Set exercise.
Without the pictures, print the lines running from the beginning of the material to the line containing "import plotly.graph_objects as go", both ends included.

Provided material.
--------

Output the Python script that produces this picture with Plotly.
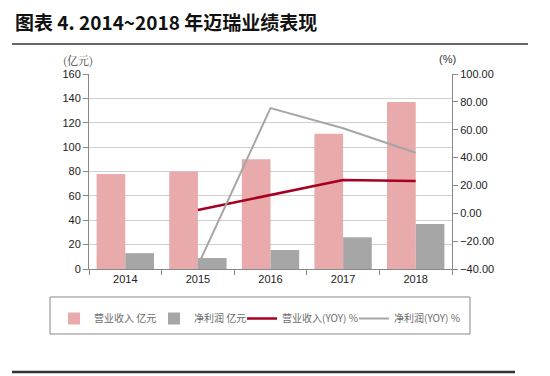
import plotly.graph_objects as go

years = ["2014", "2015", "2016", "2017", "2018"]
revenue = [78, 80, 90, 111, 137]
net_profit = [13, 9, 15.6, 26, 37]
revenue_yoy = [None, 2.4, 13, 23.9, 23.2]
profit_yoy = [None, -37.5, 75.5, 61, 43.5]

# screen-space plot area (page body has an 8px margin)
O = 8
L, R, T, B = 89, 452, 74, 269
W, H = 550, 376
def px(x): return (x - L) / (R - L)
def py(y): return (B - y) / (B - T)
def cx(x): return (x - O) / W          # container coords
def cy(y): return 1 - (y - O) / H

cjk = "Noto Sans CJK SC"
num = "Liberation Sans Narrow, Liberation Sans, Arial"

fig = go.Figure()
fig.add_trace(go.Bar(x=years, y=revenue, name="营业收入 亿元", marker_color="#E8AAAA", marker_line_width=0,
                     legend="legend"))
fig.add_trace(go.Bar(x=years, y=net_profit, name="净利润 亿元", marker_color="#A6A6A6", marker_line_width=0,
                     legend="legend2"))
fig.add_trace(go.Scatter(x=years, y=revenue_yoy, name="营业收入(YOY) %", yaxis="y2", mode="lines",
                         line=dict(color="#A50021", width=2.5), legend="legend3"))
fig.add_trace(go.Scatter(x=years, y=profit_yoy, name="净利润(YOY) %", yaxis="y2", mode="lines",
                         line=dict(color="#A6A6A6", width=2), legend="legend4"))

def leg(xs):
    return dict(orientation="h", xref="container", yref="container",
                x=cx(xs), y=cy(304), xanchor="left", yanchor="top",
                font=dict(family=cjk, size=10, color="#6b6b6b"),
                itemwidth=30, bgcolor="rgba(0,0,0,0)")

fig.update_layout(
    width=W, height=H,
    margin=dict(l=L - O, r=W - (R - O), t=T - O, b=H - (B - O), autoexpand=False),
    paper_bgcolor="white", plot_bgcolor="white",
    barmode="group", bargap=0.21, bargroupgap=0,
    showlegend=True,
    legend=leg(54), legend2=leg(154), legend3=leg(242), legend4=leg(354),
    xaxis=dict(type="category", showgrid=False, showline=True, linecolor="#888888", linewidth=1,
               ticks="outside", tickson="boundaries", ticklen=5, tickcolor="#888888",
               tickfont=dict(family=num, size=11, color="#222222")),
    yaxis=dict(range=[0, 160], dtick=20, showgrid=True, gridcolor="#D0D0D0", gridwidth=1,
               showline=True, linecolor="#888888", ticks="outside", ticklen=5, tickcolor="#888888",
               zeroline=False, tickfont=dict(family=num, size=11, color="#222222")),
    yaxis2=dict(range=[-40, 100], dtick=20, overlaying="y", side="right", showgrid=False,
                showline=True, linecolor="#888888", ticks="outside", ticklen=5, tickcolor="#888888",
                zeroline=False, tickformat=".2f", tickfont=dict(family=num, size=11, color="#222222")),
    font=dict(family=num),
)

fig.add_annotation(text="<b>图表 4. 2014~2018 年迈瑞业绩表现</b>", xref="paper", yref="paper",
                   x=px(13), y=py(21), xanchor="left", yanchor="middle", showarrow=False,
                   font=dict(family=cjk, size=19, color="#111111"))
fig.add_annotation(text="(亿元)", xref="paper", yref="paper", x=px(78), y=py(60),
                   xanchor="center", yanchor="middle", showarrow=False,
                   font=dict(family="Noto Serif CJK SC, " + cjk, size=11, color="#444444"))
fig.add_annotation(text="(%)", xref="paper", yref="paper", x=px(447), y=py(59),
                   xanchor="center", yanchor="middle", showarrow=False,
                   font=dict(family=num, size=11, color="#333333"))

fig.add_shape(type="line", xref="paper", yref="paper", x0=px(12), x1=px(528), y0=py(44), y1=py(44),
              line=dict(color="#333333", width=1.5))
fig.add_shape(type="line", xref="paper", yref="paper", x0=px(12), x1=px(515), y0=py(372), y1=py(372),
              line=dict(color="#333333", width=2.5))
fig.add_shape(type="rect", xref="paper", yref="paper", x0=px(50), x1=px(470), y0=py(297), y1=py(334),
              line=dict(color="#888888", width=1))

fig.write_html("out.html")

--------

Full output.
Output the Python script that produces this picture with Plotly.
import plotly.graph_objects as go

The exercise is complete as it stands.